Is it better for a man to have chosen evil than to have good imposed upon him?
“I acclaim Anthony Burgess’s new novel as the curiosity of the day. A Clockwork Orange is told in the first person. That is the extent of its resemblance to anything much else, though a hasty attempt at orientation might suggest Colin MacInnes and the prole parts of Nineteen Eighty-Four as distant reference points.
Fifteen-year-old Alex pursues a zealously delinquent career through the last decade of the present century, robbing, punching, kicking, slashing, raping, murdering, going to jail etc. He finds plenty of time to talk to the reader at the top of his voice in his era’s hip patois, an amalgam of Russian (the political implications of this are not explored), gypsy jargon, rhyming slang and a touch of schoolboy’s facetious-biblical.
All this is done so thoroughly—there are getting on for 20 neologisms on the first page—that the less adventurous reader, especially if he may happen to be giving up smoking, will be tempted to let the book drop. That would be a pity, because soon you pick up the language and begin to see, as the action develops, that this speech not only gives the book its curious flavour, but also fits in with its prevailing mood.
This is a sort of cheerful horror which many British readers, adventurous or not, will not be up to stomaching. Even I, all-tolerant as I am, found the double child-rape scene a little uninviting, especially since it takes place to the accompaniment of Beethoven’s Ninth, choral section. What price the notion that buying classical LPs is our youth’s route to salvation, eh?

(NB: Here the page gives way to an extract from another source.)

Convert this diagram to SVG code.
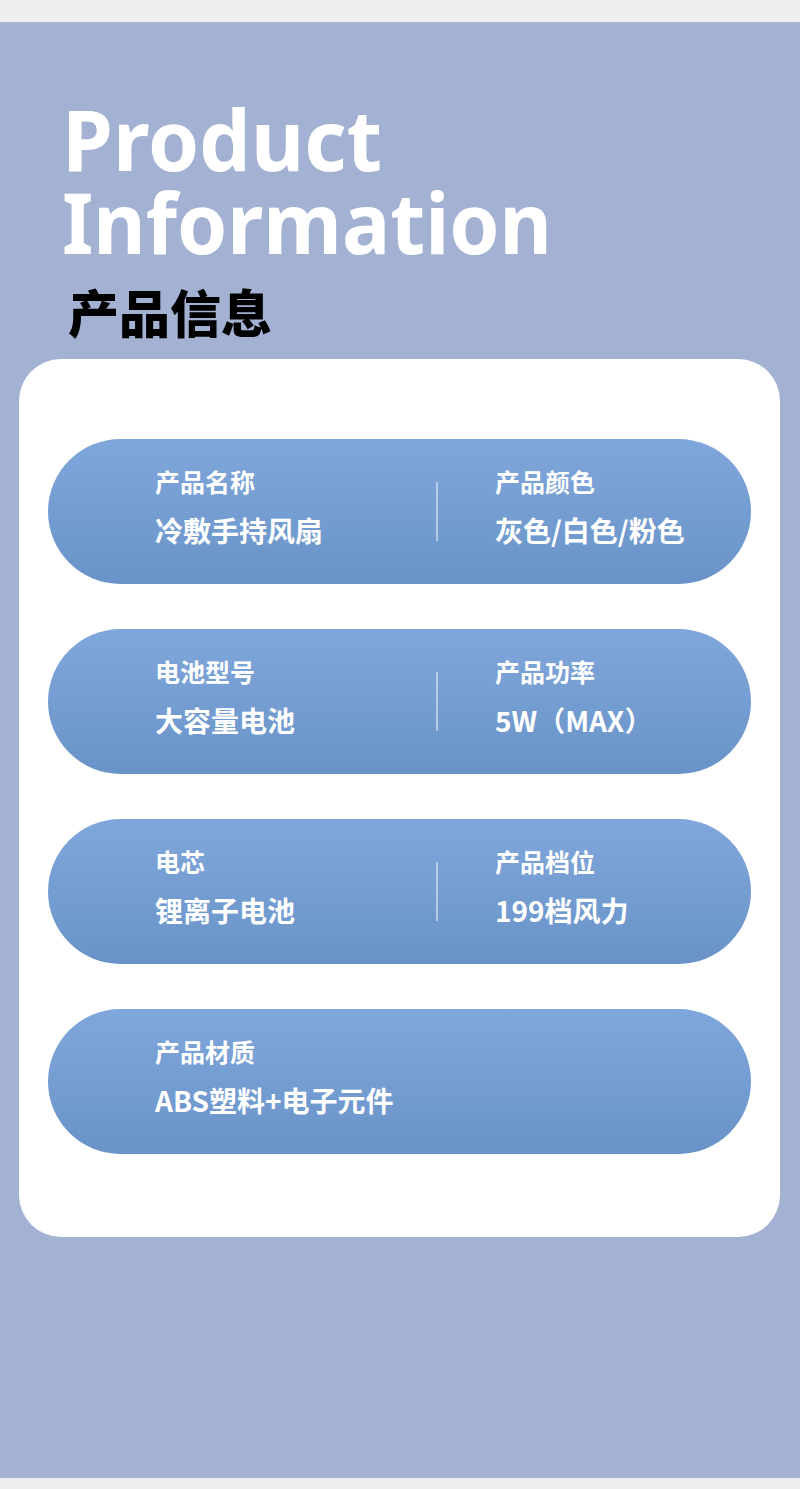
<svg xmlns="http://www.w3.org/2000/svg" width="800" height="1489" viewBox="0 0 800 1489">
<defs>
<linearGradient id="pg" x1="0" y1="0" x2="0" y2="1"><stop offset="0" stop-color="#80a7db"/><stop offset="1" stop-color="#6993c8"/></linearGradient>
<style>
.l{font-family:"Noto Sans CJK SC","Noto Sans",sans-serif;font-weight:bold;font-size:25px;fill:#fff}
.v{font-family:"Noto Sans CJK SC","Noto Sans",sans-serif;font-weight:bold;font-size:28px;fill:#fff}
.d{stroke:#fff;stroke-width:1.2;opacity:0.8}
.t{font-family:"Noto Sans",sans-serif;font-weight:bold;font-size:84px;fill:#fff}
</style>
</defs>
<rect width="800" height="1489" fill="#efefef"/>
<rect y="22" width="800" height="1456" fill="#a3b2d3"/>
<text class="t" x="62" y="171" textLength="320" lengthAdjust="spacingAndGlyphs">Product</text>
<text class="t" x="62" y="254" textLength="490" lengthAdjust="spacingAndGlyphs">Information</text>
<text x="68" y="333" font-family="Noto Sans CJK SC,sans-serif" font-weight="900" font-size="51" fill="#000">产品信息</text>
<rect x="19" y="359" width="761" height="878" rx="42" fill="#fff"/>
<g id="p1"><rect x="48" y="439" width="703" height="145" rx="72.5" fill="url(#pg)"/>
<text class="l" x="155" y="492">产品名称</text><text class="v" x="155" y="542">冷敷手持风扇</text>
<line class="d" x1="437" y1="482" x2="437" y2="541"/>
<text class="l" x="495" y="492">产品颜色</text><text class="v" x="495" y="542">灰色/白色/粉色</text></g>
<g id="p2"><rect x="48" y="629" width="703" height="145" rx="72.5" fill="url(#pg)"/>
<text class="l" x="155" y="682">电池型号</text><text class="v" x="155" y="732">大容量电池</text>
<line class="d" x1="437" y1="672" x2="437" y2="731"/>
<text class="l" x="495" y="682">产品功率</text><text class="v" x="495" y="732">5W（MAX）</text></g>
<g id="p3"><rect x="48" y="819" width="703" height="145" rx="72.5" fill="url(#pg)"/>
<text class="l" x="155" y="872">电芯</text><text class="v" x="155" y="922">锂离子电池</text>
<line class="d" x1="437" y1="862" x2="437" y2="921"/>
<text class="l" x="495" y="872">产品档位</text><text class="v" x="495" y="922">199档风力</text></g>
<g id="p4"><rect x="48" y="1009" width="703" height="145" rx="72.5" fill="url(#pg)"/>
<text class="l" x="155" y="1062">产品材质</text><text class="v" x="155" y="1112">ABS塑料+电子元件</text></g>
<g id="connectors"/>
</svg>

But there’s no harm in it really. Mr Burgess has written a fine farrago of outrageousness, one which incidentally suggests a view of juvenile violence I can’t remember having met before: that its greatest appeal is that it’s a big laugh, in which what we ordinarily think of as sadism plays little part.
There’s a science-fiction interest here too, to do with a machine that makes you good. We get to this rather late on, as is common when a writer of ordinary fiction has a go at such things, but it’s disagreeably plausible when it comes. If you don’t take to it all, then I can’t resist calling you a starry ptitsa who can’t viddy a horrorshow veshch when it’s in front of your glazzies. And yarbles to you.”